Formula-E race plan back on track for Hong Kong after Central circuit tweaks

Revised and simplified street circuit reopens the door for organisers of revolutionary international series to stage contest in city

PUBLISHED : Wednesday, 09 April, 2014, 10:09pm
UPDATED : Thursday, 10 April, 2014, 11:03am

Hong Kong's first internationally sanctioned motor race, the Formula E, is back on track for next year with top official Lawrence Yu Kam-kee confident a revamped and modified circuit plan will be accepted by the International Automobile Federation (FIA).

The city was dumped from the inaugural season of the new electric-car racing series, starting in September in Beijing, after the proposed circuit in Central failed to meet the approval of the world auto sports governing body. The FIA believed the circuit along Lung Wo Road was not safe for electrically powered cars racing through the streets at speeds of 200km/h.

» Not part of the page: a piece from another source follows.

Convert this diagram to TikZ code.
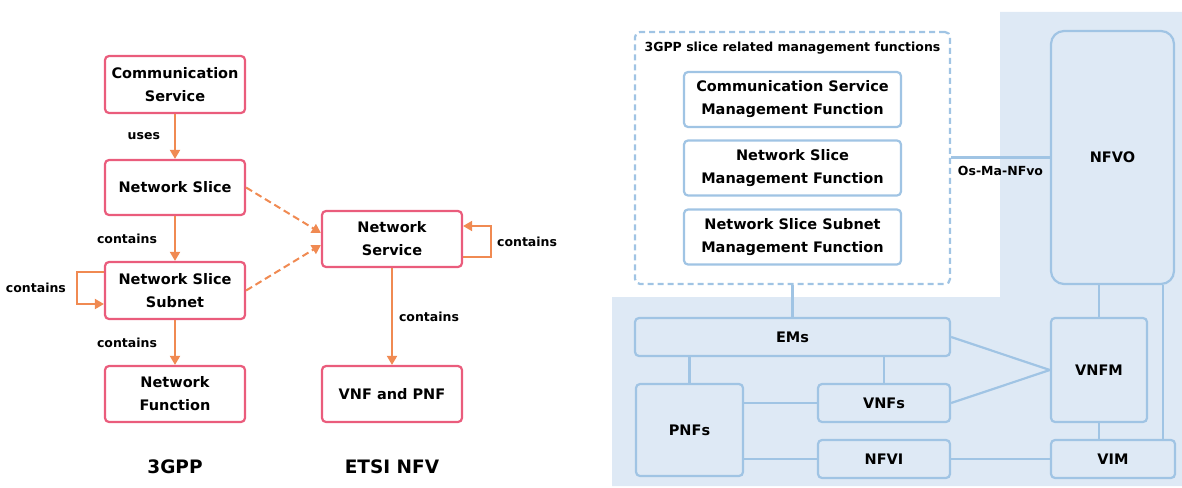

"We have now come up with a new plan for the circuit, one which has been modified and will make it easier to be accepted by the FIA," said Yu, president of the Hong Kong Automobile Association. "This modified circuit is safer for high-speed cars to go through Central."

The race can become the Hong Kong Sevens of the Formula E series - it can become the most popular leg in the series
Lawrence Yu Kam-kee

The most contentious part of the circuit, a 10-metre stretch, which dips under a small tunnel, has been bypassed under one option, and this has raised hopes the new circuit will get the green light from the FIA.

Technical officials from Formula E have given the thumbs up to the adapted plan, according to Yu.

"I'm very confident we will get approval now that we have made changes to the circuit, the most important being that we will not go through the tunnel," Yu said. "We can cut this bit out as it was deemed dangerous at high speeds. Among the other modifications we have undertaken is to widen the road in a number of areas.

"The track will still remain at 2.4 kilometres, but it will be simpler and safer. Once we get on the circuit, we can make the race more interesting by introducing sharp corners and so on. But our first objective is to become part of the series and to do that we have had to modify our circuit," Yu said.

If the plan is approved by the FIA, it will mean removing a number of islands along Lung Wo Road before race day as well as a number of traffic lights.

"It is probably a blessing in disguise that we were rejected by the FIA this year. If they had approved our circuit this time, I don't think we would have had sufficient time to work with the various government departments," Yu said. "We need all the support from the government to make this a success.

"The race can become the Hong Kong Sevens of the Formula E series - it can become the most popular leg in the series.

"Now that we have a modified plan for the circuit, I'm confident we can hold a race in Central next October or November."